Start of STORED DATA
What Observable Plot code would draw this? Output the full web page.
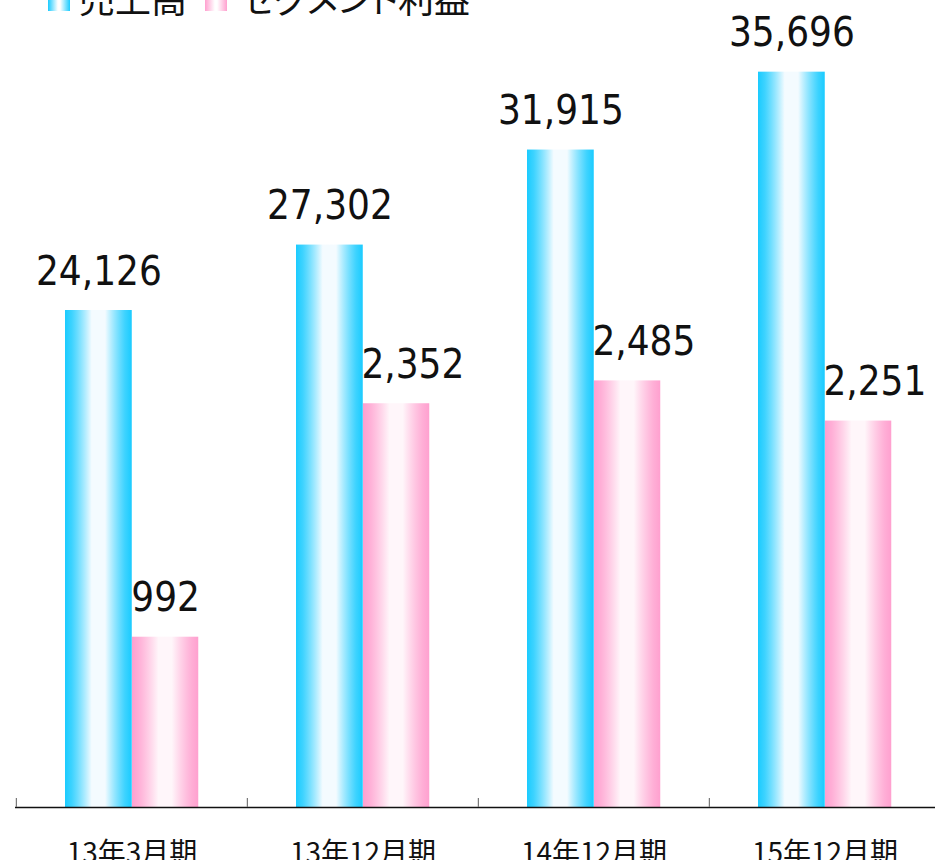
<!DOCTYPE html>
<html><head><meta charset="utf-8">
<script src="https://cdn.jsdelivr.net/npm/d3@7"></script>
<script src="https://cdn.jsdelivr.net/npm/@observablehq/plot@0.6"></script>
<style>
html,body{margin:0;padding:0;background:#fff;overflow:hidden}
#wrap{position:relative;width:935px;height:860px;overflow:hidden;background:#fff}
#chart{position:absolute;left:0;top:0}
.lg-text{position:absolute;font-family:"Noto Sans CJK JP";font-size:36px;line-height:36px;color:#111;font-feature-settings:"palt";white-space:nowrap}
.sw{position:absolute;width:22px;height:22px}
svg [font-family*="Condensed"]{font-stretch:condensed}
</style></head>
<body><div id="wrap"><div id="chart"></div><div id="legend"></div></div>
<script>
// ---- data ----
const categories = ["13年3月期", "13年12月期", "14年12月期", "15年12月期"];
const sales = [24126, 27302, 31915, 35696];          // 売上高
const profit = [992, 2352, 2485, 2251];              // セグメント利益
const seriesNames = ["売上高", "セグメント利益"];
const salesAxisMax = 40000;   // primary (hidden) axis max
const profitAxisMax = 4800;   // secondary (hidden) axis max

// ---- build table ----
const rows = categories.map((c, i) => ({category: c, sales: sales[i], profit: profit[i]}));
const ratio = salesAxisMax / profitAxisMax;
const fmt = d3.format(",");
const blue = "#1ACBFF", pink = "#FFA0CF";

const x0 = 15, x1 = 940;
const bw = (x1 - x0) / categories.length;
const half = bw / 2;

function gradDefs() {
  const defs = d3.create("svg:defs");
  for (const [id, c] of [["gradBlue", blue], ["gradPink", pink]]) {
    const g = defs.append("linearGradient").attr("id", id).attr("x1", "0").attr("x2", "1").attr("y1", "0").attr("y2", "0");
    const stops = [[0, c, 1], [0.1, c, 0.85], [0.4, "#ffffff", 1], [0.5, "#ffffff", 1], [0.6, "#ffffff", 1], [0.9, c, 0.85], [1, c, 1]];
    for (const [o, col, op] of stops) {
      if (col === "#ffffff") g.append("stop").attr("offset", o).attr("stop-color", id === "gradBlue" ? "#F4FBFF" : "#FFF6FA");
      else g.append("stop").attr("offset", o).attr("stop-color", col).attr("stop-opacity", op);
    }
  }
  return defs.node();
}

const labelFont = "DejaVu Sans Condensed, DejaVu Sans";

const chart = Plot.plot({
  width: 935,
  height: 870,
  marginLeft: x0, marginRight: 0, marginTop: 0, marginBottom: 63,
  style: {background: "transparent", overflow: "visible"},
  x: {type: "band", domain: categories, range: [x0, x1], padding: 0, label: null},
  y: {domain: [0, salesAxisMax], range: [807, -17], axis: null},
  marks: [
    gradDefs,
    Plot.barY(rows, {x: "category", y: "sales", fill: "url(#gradBlue)", insetLeft: 49, insetRight: bw - 49 - 67}),
    Plot.barY(rows, {x: "category", y: d => d.profit * ratio, fill: "url(#gradPink)", insetLeft: 116, insetRight: bw - 116 - 66.5}),
    Plot.ruleY([0], {stroke: "#111", strokeWidth: 1.6}),
    Plot.ruleX(categories, {x: d => d, y1: 0, y2: 0, insetTop: -9, dx: -half, stroke: "#777", strokeWidth: 1.2}),
    Plot.axisX({tickSize: 0, tickPadding: 36, fontSize: 28, fontFamily: "Noto Sans CJK JP", fill: "#111", label: null}),
    Plot.text(rows, {x: "category", y: "sales", text: d => fmt(d.sales), dx: 49 + 33.5 - half, dy: -26,
      lineAnchor: "bottom", textAnchor: "middle", fontSize: 40, fontFamily: labelFont, fill: "#111"}),
    Plot.text(rows.filter(d => d.profit < 1000), {x: "category", y: d => d.profit * ratio, text: d => fmt(d.profit),
      dx: 116 + 33.25 - half, dy: -26, lineAnchor: "bottom", textAnchor: "middle", fontSize: 40, fontFamily: labelFont, fill: "#111"}),
    Plot.text(rows.filter(d => d.profit >= 1000), {x: "category", y: d => d.profit * ratio, text: d => fmt(d.profit),
      dx: 116 - half - 2, dy: -26, lineAnchor: "bottom", textAnchor: "start", fontSize: 40, fontFamily: labelFont, fill: "#111"})
  ]
});
document.getElementById("chart").appendChild(chart);

// ---- legend (cropped at the top like the reference) ----
const lg = document.getElementById("legend");
const items = [
  {name: seriesNames[0], color: blue, sw: 48, tx: 79},
  {name: seriesNames[1], color: pink, sw: 205, tx: 240}
];
for (const it of items) {
  const s = document.createElement("div");
  s.className = "sw";
  s.style.left = it.sw + "px";
  s.style.top = "-11px";
  s.style.background = `linear-gradient(to right, ${it.color}, #ffffff 45%, #ffffff 55%, ${it.color})`;
  lg.appendChild(s);
  const t = document.createElement("div");
  t.className = "lg-text";
  t.style.left = it.tx + "px";
  t.style.top = "-21px";
  t.textContent = it.name;
  lg.appendChild(t);
}
</script>
</body></html>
End of STORED DATA
> STATED TASK:
Give every line back word for word and leave the pictures out.

> TASK OUTPUT:
What Observable Plot code would draw this? Output the full web page.
<!DOCTYPE html>
<html><head><meta charset="utf-8">
<script src="https://cdn.jsdelivr.net/npm/d3@7"></script>
<script src="https://cdn.jsdelivr.net/npm/@observablehq/plot@0.6"></script>
<style>
html,body{margin:0;padding:0;background:#fff;overflow:hidden}
#wrap{position:relative;width:935px;height:860px;overflow:hidden;background:#fff}
#chart{position:absolute;left:0;top:0}
.lg-text{position:absolute;font-family:"Noto Sans CJK JP";font-size:36px;line-height:36px;color:#111;font-feature-settings:"palt";white-space:nowrap}
.sw{position:absolute;width:22px;height:22px}
svg [font-family*="Condensed"]{font-stretch:condensed}
</style></head>
<body><div id="wrap"><div id="chart"></div><div id="legend"></div></div>
<script>
// ---- data ----
const categories = ["13年3月期", "13年12月期", "14年12月期", "15年12月期"];
const sales = [24126, 27302, 31915, 35696];          // 売上高
const profit = [992, 2352, 2485, 2251];              // セグメント利益
const seriesNames = ["売上高", "セグメント利益"];
const salesAxisMax = 40000;   // primary (hidden) axis max
const profitAxisMax = 4800;   // secondary (hidden) axis max

// ---- build table ----
const rows = categories.map((c, i) => ({category: c, sales: sales[i], profit: profit[i]}));
const ratio = salesAxisMax / profitAxisMax;
const fmt = d3.format(",");
const blue = "#1ACBFF", pink = "#FFA0CF";

const x0 = 15, x1 = 940;
const bw = (x1 - x0) / categories.length;
const half = bw / 2;

function gradDefs() {
  const defs = d3.create("svg:defs");
  for (const [id, c] of [["gradBlue", blue], ["gradPink", pink]]) {
    const g = defs.append("linearGradient").attr("id", id).attr("x1", "0").attr("x2", "1").attr("y1", "0").attr("y2", "0");
    const stops = [[0, c, 1], [0.1, c, 0.85], [0.4, "#ffffff", 1], [0.5, "#ffffff", 1], [0.6, "#ffffff", 1], [0.9, c, 0.85], [1, c, 1]];
    for (const [o, col, op] of stops) {
      if (col === "#ffffff") g.append("stop").attr("offset", o).attr("stop-color", id === "gradBlue" ? "#F4FBFF" : "#FFF6FA");
      else g.append("stop").attr("offset", o).attr("stop-color", col).attr("stop-opacity", op);
    }
  }
  return defs.node();
}

const labelFont = "DejaVu Sans Condensed, DejaVu Sans";

const chart = Plot.plot({
  width: 935,
  height: 870,
  marginLeft: x0, marginRight: 0, marginTop: 0, marginBottom: 63,
  style: {background: "transparent", overflow: "visible"},
  x: {type: "band", domain: categories, range: [x0, x1], padding: 0, label: null},
  y: {domain: [0, salesAxisMax], range: [807, -17], axis: null},
  marks: [
    gradDefs,
    Plot.barY(rows, {x: "category", y: "sales", fill: "url(#gradBlue)", insetLeft: 49, insetRight: bw - 49 - 67}),
    Plot.barY(rows, {x: "category", y: d => d.profit * ratio, fill: "url(#gradPink)", insetLeft: 116, insetRight: bw - 116 - 66.5}),
    Plot.ruleY([0], {stroke: "#111", strokeWidth: 1.6}),
    Plot.ruleX(categories, {x: d => d, y1: 0, y2: 0, insetTop: -9, dx: -half, stroke: "#777", strokeWidth: 1.2}),
    Plot.axisX({tickSize: 0, tickPadding: 36, fontSize: 28, fontFamily: "Noto Sans CJK JP", fill: "#111", label: null}),
    Plot.text(rows, {x: "category", y: "sales", text: d => fmt(d.sales), dx: 49 + 33.5 - half, dy: -26,
      lineAnchor: "bottom", textAnchor: "middle", fontSize: 40, fontFamily: labelFont, fill: "#111"}),
    Plot.text(rows.filter(d => d.profit < 1000), {x: "category", y: d => d.profit * ratio, text: d => fmt(d.profit),
      dx: 116 + 33.25 - half, dy: -26, lineAnchor: "bottom", textAnchor: "middle", fontSize: 40, fontFamily: labelFont, fill: "#111"}),
    Plot.text(rows.filter(d => d.profit >= 1000), {x: "category", y: d => d.profit * ratio, text: d => fmt(d.profit),
      dx: 116 - half - 2, dy: -26, lineAnchor: "bottom", textAnchor: "start", fontSize: 40, fontFamily: labelFont, fill: "#111"})
  ]
});
document.getElementById("chart").appendChild(chart);

// ---- legend (cropped at the top like the reference) ----
const lg = document.getElementById("legend");
const items = [
  {name: seriesNames[0], color: blue, sw: 48, tx: 79},
  {name: seriesNames[1], color: pink, sw: 205, tx: 240}
];
for (const it of items) {
  const s = document.createElement("div");
  s.className = "sw";
  s.style.left = it.sw + "px";
  s.style.top = "-11px";
  s.style.background = `linear-gradient(to right, ${it.color}, #ffffff 45%, #ffffff 55%, ${it.color})`;
  lg.appendChild(s);
  const t = document.createElement("div");
  t.className = "lg-text";
  t.style.left = it.tx + "px";
  t.style.top = "-21px";
  t.textContent = it.name;
  lg.appendChild(t);
}
</script>
</body></html>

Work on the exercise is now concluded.